Remember that old fanciful term for a compelling story? In fact, a yarn is often synonymous with tales of high adventure, intrigue and the imagination. Tragically, schools have retreated from their ancient role as centers of storytelling, and education has consequently left the stage bare for the rationalists, utilitarians and bean counters.

For centuries, teachers have known that stories help students take the truth to heart. You can include rabbi Jesus in that group. “Again Jesus began to teach them by the lakeside. He taught them many things in parables… Using many parables like these, he spoke the word to them, so far as they were capable of understanding it. He would not speak to them except through parables.” (Mark 4:1-2, 33-34).

Why is that? Why were stories so central in education, in community life? For one thing, stories resonate with human nature. We naturally embrace storytelling because we intuitively know that our very lives are stories, extended dramatic narratives. Consider the makings of a good story: a good beginning with hopes of a happy ending; a crisis or problems to solve; twisting plot lines with lots of action and mystery; plans  to fight the opposing forces that are delaying the good destiny; the plotted journey onward as the character develops and makes choices for good or ill; lots of significant details that heighten the story line; a satisfying climax coming soon at some point in the future.

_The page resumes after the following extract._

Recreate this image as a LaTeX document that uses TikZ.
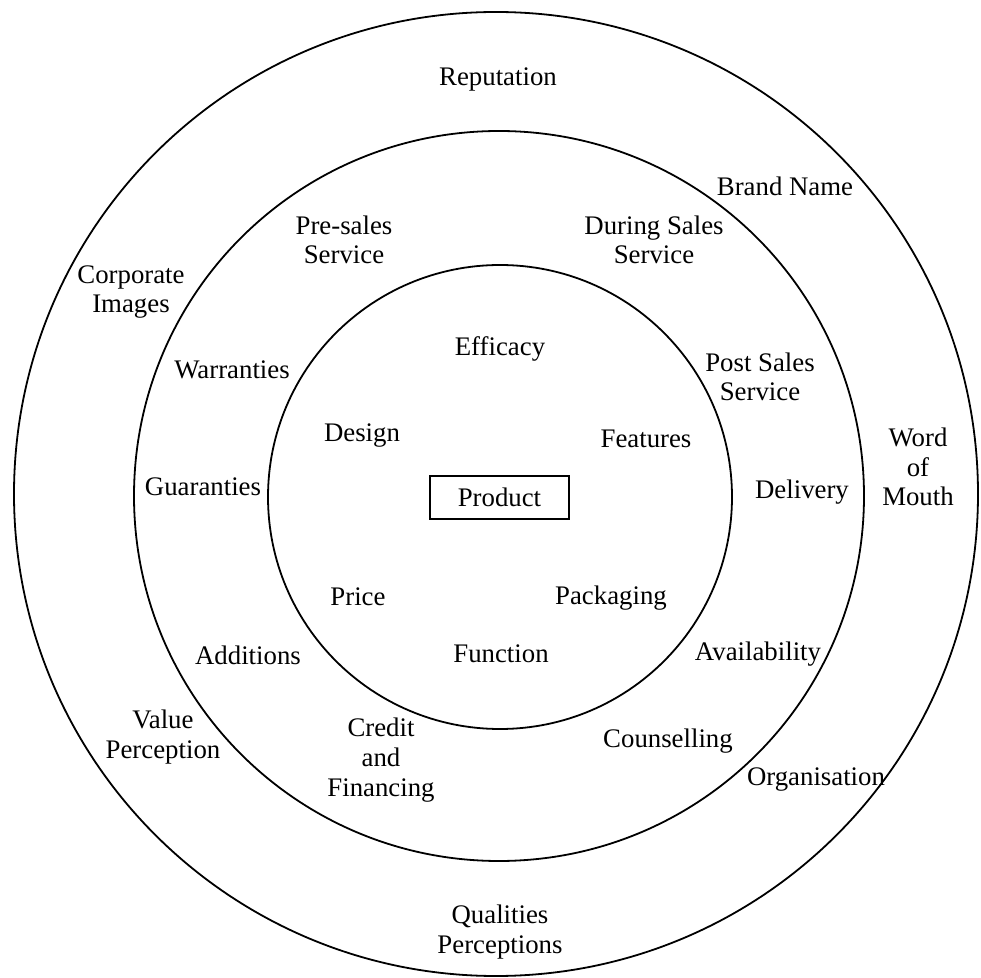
\documentclass[tikz,border=0pt]{standalone}
\usepackage{fontspec}
\setmainfont{Liberation Serif}
\begin{document}
\begin{tikzpicture}[x=0.5pt,y=-0.5pt,
  lbl/.style={font=\fontsize{13.4}{14.8}\selectfont, align=center, inner sep=0pt},
  ring/.style={draw, circle, line width=0.9pt, inner sep=0pt},
  prodbox/.style={draw, line width=0.9pt, inner sep=0pt, minimum width=69.5pt, minimum height=21.5pt, font=\fontsize{13.4}{14.8}\selectfont}]
\useasboundingbox (0,0) rectangle (981,978);
% rings
\node[ring, minimum size=482pt] (outer) at (496,494) {};
\node[ring, minimum size=365pt] (middle) at (499,496) {};
\node[ring, minimum size=232pt] (inner) at (500,497) {};
% centre
\node[prodbox] (product) at (499.5,497.5) {Product};
% inner ring labels
\node[lbl] (efficacy) at (500,349) {Efficacy};
\node[lbl] (design) at (362,436) {Design};
\node[lbl] (features) at (646,439) {Features};
\node[lbl] (price) at (358,597) {Price};
\node[lbl] (packaging) at (611,598) {Packaging};
\node[lbl] (function) at (501,654) {Function};
% middle ring labels
\node[lbl] (presales) at (344,240) {Pre-sales\\Service};
\node[lbl] (duringsales) at (654,240) {During Sales\\Service};
\node[lbl] (postsales) at (760,377) {Post Sales\\Service};
\node[lbl] (warranties) at (232,370) {Warranties};
\node[lbl] (guaranties) at (203,487) {Guaranties};
\node[lbl] (delivery) at (802,492) {Delivery};
\node[lbl] (additions) at (248,655) {Additions};
\node[lbl] (availability) at (758,654) {Availability};
\node[lbl] (credit) at (381,760) {Credit\\and\\Financing};
\node[lbl] (counselling) at (668,741) {Counselling};
% outer ring labels
\node[lbl] (reputation) at (498,79) {Reputation};
\node[lbl] (brandname) at (785,186) {Brand Name};
\node[lbl] (corporate) at (131,292) {Corporate\\Images};
\node[lbl] (wordofmouth) at (918,467) {Word\\of\\Mouth};
\node[lbl] (valueperc) at (163,737) {Value\\Perception};
\node[lbl] (organisation) at (816,780) {Organisation};
\node[lbl] (qualities) at (500,932) {Qualities\\Perceptions};
\end{tikzpicture}
\end{document}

Such is life, all of it! Reality for each of us is an unfolding drama, not merely a biological process or propositional formula. So story tends to connect with us in unique ways, joining the universal to the particular, the abstract to the personal, the imaginative to tangible experience. And in that process, real lives are changed.

Eugene Peterson says that mere principles and guidelines and theological truths only serve as a “corset” and by themselves do not help in forming a “godly shape on our lives. That’s a mighty uncomfortable way to go about improving our spiritual condition. And it’s not the gospel way. Story is the gospel way.” (Leap Over A Wall).

Christ-centered schools are wise to become a storytelling dynamo across the curriculum. After all, every living person, in fact all of creation, has a role in this cosmic drama, this universal tale told by the world’s Author. And every story is significant.